L’apostolo Giovanni descrive più volte Gesù Cristo come l’unigenito Figlio di Dio. (Gv 1:14; 3:16, 18; 1Gv 4:9) Ciò non si riferisce alla sua nascita umana o a lui semplicemente come l’uomo Gesù. In qualità di Lògos o Parola, “questi era in principio con Dio”, ancora “prima che il mondo fosse”. (Gv 1:1, 2; 17:5, 24) Con riferimento a quel tempo, alla sua esistenza preumana, viene definito l’“unigenito Figlio” che il Padre mandò “nel mondo”. — 1Gv 4:9.
La sua gloria è descritta come “una gloria tale che appartiene a un figlio unigenito da parte di un padre”, essendo egli “nella posizione del seno presso il Padre”. (Gv 1:14, 18) È difficile pensare a una relazione fra padre e figlio più intima, più confidenziale, o più amorevole e tenera di questa. — Vedi POSIZIONE DEL SENO.
Gli angeli del cielo sono figli di Dio come anche Adamo era “figlio di Dio”. (Ge 6:2; Gb 1:6; 38:7; Lu 3:38) Ma il Lògos, chiamato poi Gesù, è l’“unigenito Figlio di Dio”. (Gv 3:18) È l’unico del suo genere, l’unico creato direttamente da Dio senza l’intervento o la cooperazione di alcuna creatura. È l’unico di cui Dio suo Padre si servì per portare all’esistenza tutte le altre creature. È il primogenito e il principale di tutti gli altri angeli (Col 1:15, 16; Eb 1:5, 6), chiamati nelle Scritture “quelli simili a Dio” o “dèi”. (Sl 8:4, 5) Perciò, secondo alcuni dei manoscritti più antichi e più accurati, il Signore Gesù Cristo è correttamente definito “l’unigenito dio [gr. monogenès theòs]”. — Gv 1:18, NM; vedi anche PIB; VR82; I Vangeli, trad. di Claudio Zedda.
Alcune traduzioni, a sostegno del concetto trinitario di “Dio il Figlio”, invertono l’espressione monogenès theòs e la rendono “Dio l’unigenito”. Ma un lessico osserva che non si spiega perché questi traduttori rendano monogenès huiòs “l’unigenito Figlio” e nello stesso tempo traducano monogenès theòs “Dio unigenito”, invece che “l’unigenito Dio”. — W. J. Hickie, Greek-English Lexicon to the New Testament, 1956, p. 123.
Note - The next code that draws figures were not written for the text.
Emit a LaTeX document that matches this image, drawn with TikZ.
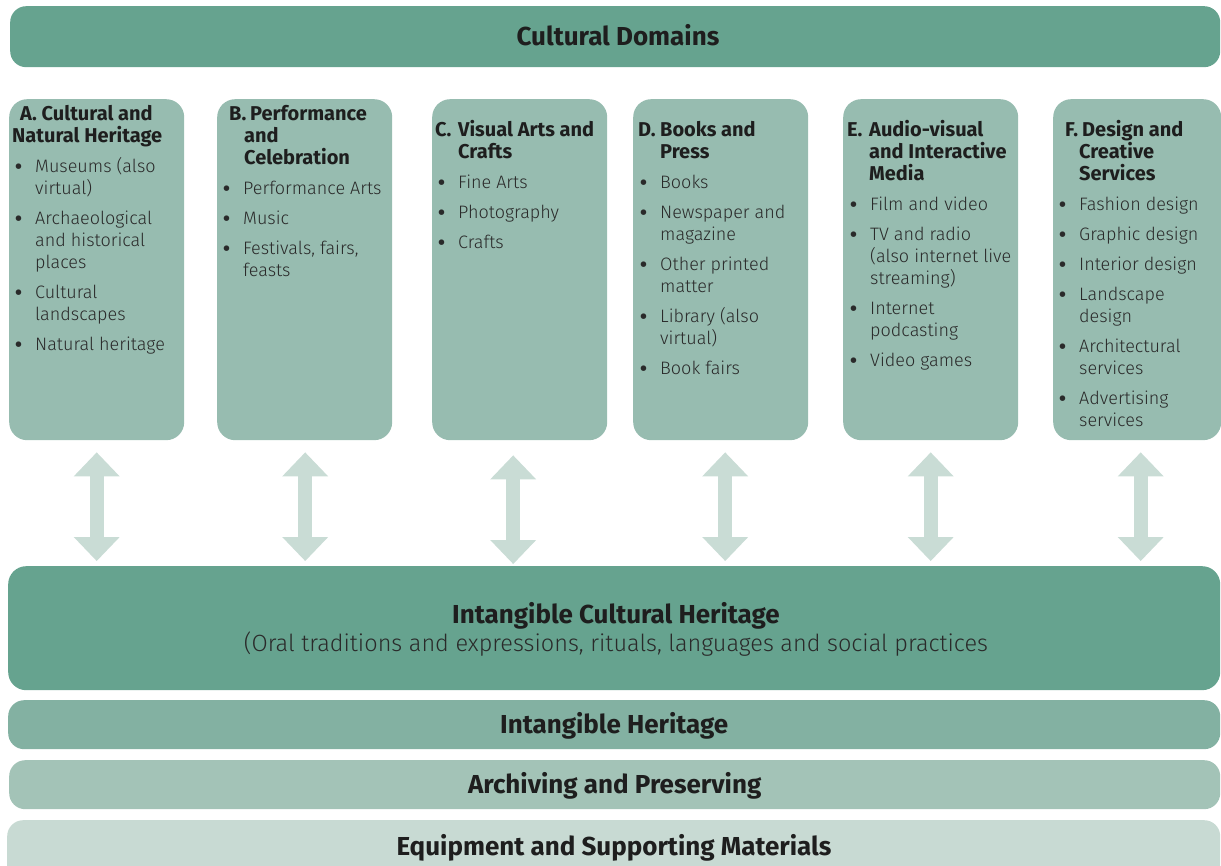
\documentclass[tikz,border=0pt]{standalone}
\usepackage{fontspec}
\setmainfont{Fira Sans}[UprightFont={* Light}, BoldFont={* Bold}]
\usetikzlibrary{arrows.meta}
\definecolor{darkg}{HTML}{66A38F}
\definecolor{colbg}{HTML}{97BCB0}
\definecolor{arrowc}{HTML}{C9DCD5}
\definecolor{barone}{HTML}{83B1A2}
\definecolor{bartwo}{HTML}{A3C3B7}
\definecolor{barthree}{HTML}{C8DAD3}
\definecolor{txt}{HTML}{1E1E1E}
\definecolor{ltxt}{HTML}{2A2A2A}
\newcommand{\colset}{\fontsize{18pt}{22pt}\selectfont\parskip=8pt\parindent=0pt\rightskip=0pt plus 1fil\relax}
\newcommand{\hdfont}{\fontsize{20pt}{22pt}\selectfont\bfseries}
\newcommand{\hd}[5]{\noindent\hangindent=#3\relax\hangafter=1\relax\color{txt}\hdfont\hspace*{#1}\makebox[#2][l]{#4}#5\par}
\newcommand{\bul}{\raisebox{-0.6pt}{\fontsize{20pt}{22pt}\selectfont\bfseries\textbullet}}
\newcommand{\itm}[1]{\noindent\hangindent=20pt\relax\hangafter=1\relax\makebox[20pt][l]{\bul}#1\par}
\tikzset{
  bigbox/.style={fill=darkg, draw=none, rounded corners=16pt, inner sep=0pt, anchor=north west,
    font=\fontsize{26pt}{30pt}\selectfont\bfseries, text=txt, text height=18pt, text depth=0pt},
  colbox/.style={fill=colbg, draw=none, rounded corners=18pt, inner sep=0pt, anchor=north west,
    minimum width=175pt, minimum height=341pt},
  barbox/.style={draw=none, rounded corners=16pt, inner sep=0pt, anchor=north west,
    font=\fontsize{26pt}{30pt}\selectfont\bfseries, text=txt, text height=18pt, text depth=0pt},
  txtblock/.style={anchor=base west, inner sep=0pt, text=ltxt},
  dblarrow/.style={draw=arrowc, line width=14pt,
    {Triangle[width=46pt,length=24pt,line width=0pt,fill=arrowc]}-{Triangle[width=46pt,length=24pt,line width=0pt,fill=arrowc]}}
}
\begin{document}
\begin{tikzpicture}[x=1pt,y=-1pt]
\useasboundingbox (0,0) rectangle (1221,866);
\clip (0,0) rectangle (1221,866);
% top bar
\node[bigbox, minimum width=1210pt, minimum height=61pt] (top) at (10,6) {};
\node[anchor=base, inner sep=0pt, font=\fontsize{26pt}{30pt}\selectfont\bfseries, text=txt] (topT) at (618,46) {Cultural Domains};
% columns
\node[colbox] (colA) at (9,99) {};
\node[colbox] (colB) at (217,99) {};
\node[colbox] (colC) at (432,99) {};
\node[colbox] (colD) at (633,99) {};
\node[colbox] (colE) at (843,99) {};
\node[colbox, minimum width=168pt] (colF) at (1053,99) {};
% column texts
\node[txtblock] (tA) at (15,121) {\begin{minipage}[t]{200pt}\colset
\noindent\color{txt}\hdfont\hspace*{5pt}A. Cultural and\newline\hspace*{-3pt}Natural Heritage\par
\color{ltxt}\colset\mdseries
\itm{Museums (also\\virtual)}
\itm{Archaeological\\and historical\\places}
\itm{Cultural\\landscapes}
\itm{Natural heritage}
\end{minipage}};
\node[txtblock] (tB) at (223,121) {\begin{minipage}[t]{200pt}\colset
\hd{6pt}{21pt}{21pt}{B.}{Performance\\and\\Celebration}
\color{ltxt}\colset\mdseries
\itm{Performance Arts}
\itm{Music}
\itm{Festivals, fairs,\\feasts}
\end{minipage}};
\node[txtblock] (tC) at (438,137) {\begin{minipage}[t]{200pt}\colset
\hd{-3pt}{23pt}{20pt}{C.}{Visual Arts and\\Crafts}
\color{ltxt}\colset\mdseries
\itm{Fine Arts}
\itm{Photography}
\itm{Crafts}
\end{minipage}};
\node[txtblock] (tD) at (640,137) {\begin{minipage}[t]{200pt}\colset
\hd{-2pt}{22pt}{20pt}{D.}{Books and\\Press}
\color{ltxt}\colset\mdseries
\itm{Books}
\itm{Newspaper and\\magazine}
\itm{Other printed\\matter}
\itm{Library (also\\virtual)}
\itm{Book fairs}
\end{minipage}};
\node[txtblock] (tE) at (850,137) {\begin{minipage}[t]{200pt}\colset
\hd{-3pt}{22pt}{19pt}{E.}{Audio-visual\\and Interactive\\Media}
\color{ltxt}\colset\mdseries
\itm{Film and video}
\itm{TV and radio\\(also internet live\\streaming)}
\itm{Internet\\podcasting}
\itm{Video games}
\end{minipage}};
\node[txtblock] (tF) at (1059,137) {\begin{minipage}[t]{200pt}\colset
\hd{6pt}{17pt}{20pt}{F.}{Design and\\Creative\\Services}
\color{ltxt}\colset\mdseries
\itm{Fashion design}
\itm{Graphic design}
\itm{Interior design}
\itm{Landscape\\design}
\itm{Architectural\\services}
\itm{Advertising\\services}
\end{minipage}};
% intangible cultural heritage box
\node[bigbox, minimum width=1212pt, minimum height=124pt, rounded corners=18pt] (ich) at (8,566) {};
\node[anchor=base, inner sep=0pt, font=\fontsize{26pt}{30pt}\selectfont\bfseries, text=txt] (ichT) at (616,623) {Intangible Cultural Heritage};
\node[anchor=base, inner sep=0pt, font=\fontsize{23.5pt}{28pt}\selectfont, text=ltxt] (ichS) at (616,651) {(Oral traditions and expressions, rituals, languages and social practices};
% bottom bars
\node[barbox, fill=barone, minimum width=1212pt, minimum height=49pt] (ih) at (8,700) {Intangible Heritage};
\node[barbox, fill=bartwo, minimum width=1211pt, minimum height=49pt] (arch) at (9,760) {Archiving and Preserving};
\node[barbox, fill=barthree, minimum width=1213pt, minimum height=70pt] (equip) at (7,820) {};
\node[anchor=base, inner sep=0pt, font=\fontsize{26pt}{30pt}\selectfont\bfseries, text=txt] (equipT) at (614,855) {Equipment and Supporting Materials};
% double arrows
\draw[dblarrow] ([yshift=-12pt]colA.south) -- ([yshift=5pt]colA.south |- ich.north);
\draw[dblarrow] ([xshift=0.5pt,yshift=-12pt]colB.south) -- ([xshift=0.5pt,yshift=5pt]colB.south |- ich.north);
\draw[dblarrow] ([xshift=-6.5pt,yshift=-15pt]colC.south) -- ([xshift=-6.5pt,yshift=2pt]colC.south |- ich.north);
\draw[dblarrow] ([xshift=4.5pt,yshift=-12pt]colD.south) -- ([xshift=4.5pt,yshift=5pt]colD.south |- ich.north);
\draw[dblarrow] ([yshift=-12pt]colE.south) -- ([yshift=5pt]colE.south |- ich.north);
\draw[dblarrow] ([xshift=3.5pt,yshift=-12pt]colF.south) -- ([xshift=3.5pt,yshift=5pt]colF.south |- ich.north);
\end{tikzpicture}
\end{document}
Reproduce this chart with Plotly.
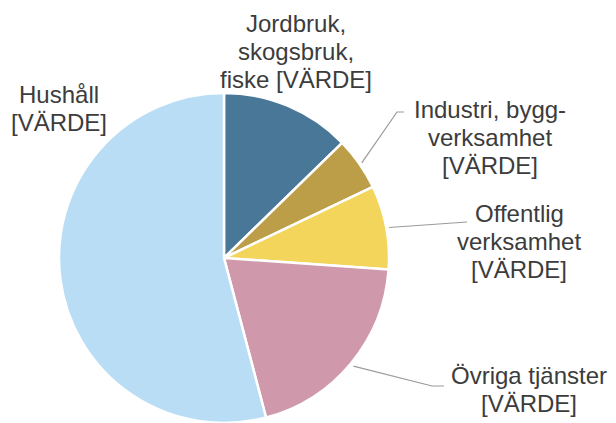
import math
import plotly.graph_objects as go

# ---- data ----
categories = ["Jordbruk, skogsbruk, fiske", "Industri, byggverksamhet",
              "Offentlig verksamhet", "Övriga tjänster", "Hushåll"]
shares = [12.7, 5.2, 8.2, 19.8, 54.1]
label_lines = [["Jordbruk,", "skogsbruk,", "fiske [VÄRDE]"],
               ["Industri, bygg-", "verksamhet", "[VÄRDE]"],
               ["Offentlig", "verksamhet", "[VÄRDE]"],
               ["Övriga tjänster", "[VÄRDE]"],
               ["Hushåll", "[VÄRDE]"]]

# ---- style / layout ----
colors = ["#487798", "#BD9E48", "#F4D55C", "#CF99AB", "#B9DDF5"]
W, H = 616, 423
cx, top, r = 224, 93, 166           # pie geometry in pixels
cy = top + r
FS = 24
LINE = 28
# label centre x and first baseline y (px), leader elbow points (px) or None
label_pos = [(296, 32), (490, 118), (519, 222), (529, 384), (59, 103)]
leader_pts = [None, [(397, 112), (404, 112)], [(467, 222)], [(432, 386), (444, 386)], None]


def px(x, y):
    return x / W, 1 - y / H


fig = go.Figure(go.Pie(
    labels=categories, values=shares, sort=False, direction="clockwise",
    rotation=0, textinfo="none", hoverinfo="label+percent",
    marker=dict(colors=colors, line=dict(color="white", width=2.5)),
    domain=dict(x=[(cx - r) / W, (cx + r) / W], y=[0, 1 - top / H]),
    showlegend=False,
))

annotations = []
for lines, (lx, by) in zip(label_lines, label_pos):
    for j, t in enumerate(lines):
        xx, yy = px(lx, by + j * LINE - 0.35 * FS)
        annotations.append(dict(text=t, x=xx, y=yy, xref="paper", yref="paper",
                                xanchor="center", yanchor="middle", showarrow=False,
                                font=dict(family="Liberation Sans, Arial", size=FS,
                                          color="#3C3C3C")))

shapes = []
total = sum(shares)
cum = 0
for v, pts in zip(shares, leader_pts):
    mid = (cum + v / 2) / total * 2 * math.pi
    cum += v
    if pts is None:
        continue
    sx = cx + (r + 2) * math.sin(mid)
    sy = cy - (r + 2) * math.cos(mid)
    path_pts = [(sx, sy)] + pts
    d = ""
    for k, (a, b) in enumerate(path_pts):
        xx, yy = px(a, b)
        d += ("M" if k == 0 else " L") + f"{xx:.5f},{yy:.5f}"
    shapes.append(dict(type="path", path=d, xref="paper", yref="paper",
                       line=dict(color="#9A9A9A", width=1.2)))

fig.update_layout(width=W, height=H, margin=dict(l=0, r=0, t=0, b=0),
                  paper_bgcolor="white", plot_bgcolor="white",
                  annotations=annotations, shapes=shapes)
fig.write_html("out.html", config={"displayModeBar": False},
               post_script="document.body.style.margin='0';"
                           "document.body.style.overflow='hidden';")
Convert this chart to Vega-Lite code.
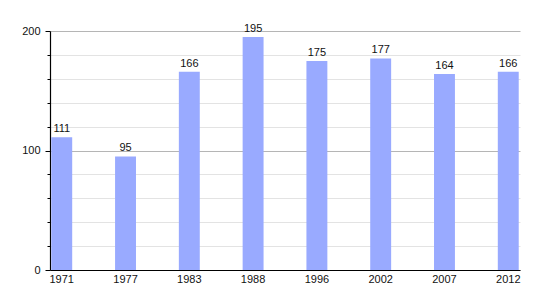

Paolo definisce Isacco l’“unigenito” di Abraamo (Eb 11:17), benché Abraamo fosse il padre anche di Ismaele il figlio avuto da Agar, e avesse avuto diversi figli anche da Chetura. (Ge 16:15; 25:1, 2; 1Cr 1:28, 32) Comunque il patto di Dio fu stabilito solo per mezzo di Isacco, unico figlio di Abraamo mediante la promessa di Dio, e anche unico figlio di Sara. (Ge 17:16-19) Inoltre, quando Abraamo offrì Isacco, questi era l’unico figlio che Abraamo aveva in casa. I figli di Chetura non erano ancora nati e Ismaele, che se n’era andato da circa 20 anni, senza dubbio era sposato e capo della propria famiglia. — Ge 22:2.
Quindi sotto diversi aspetti attinenti alla promessa e al patto — gli argomenti che Paolo tratta nella lettera agli Ebrei — Isacco era l’unigenito figlio di Abraamo. Infatti Paolo fa un parallelo tra “le promesse” e l’“unigenito” da una parte e il “‘tuo seme’ . . . da Isacco” dall’altra. (Eb 11:17, 18) Sia che Giuseppe Flavio fosse di questo parere o no, anch’egli parla di Isacco come dell’“unigenito” figlio di Abraamo. — Antichità giudaiche, I, 222 (xiii, 1).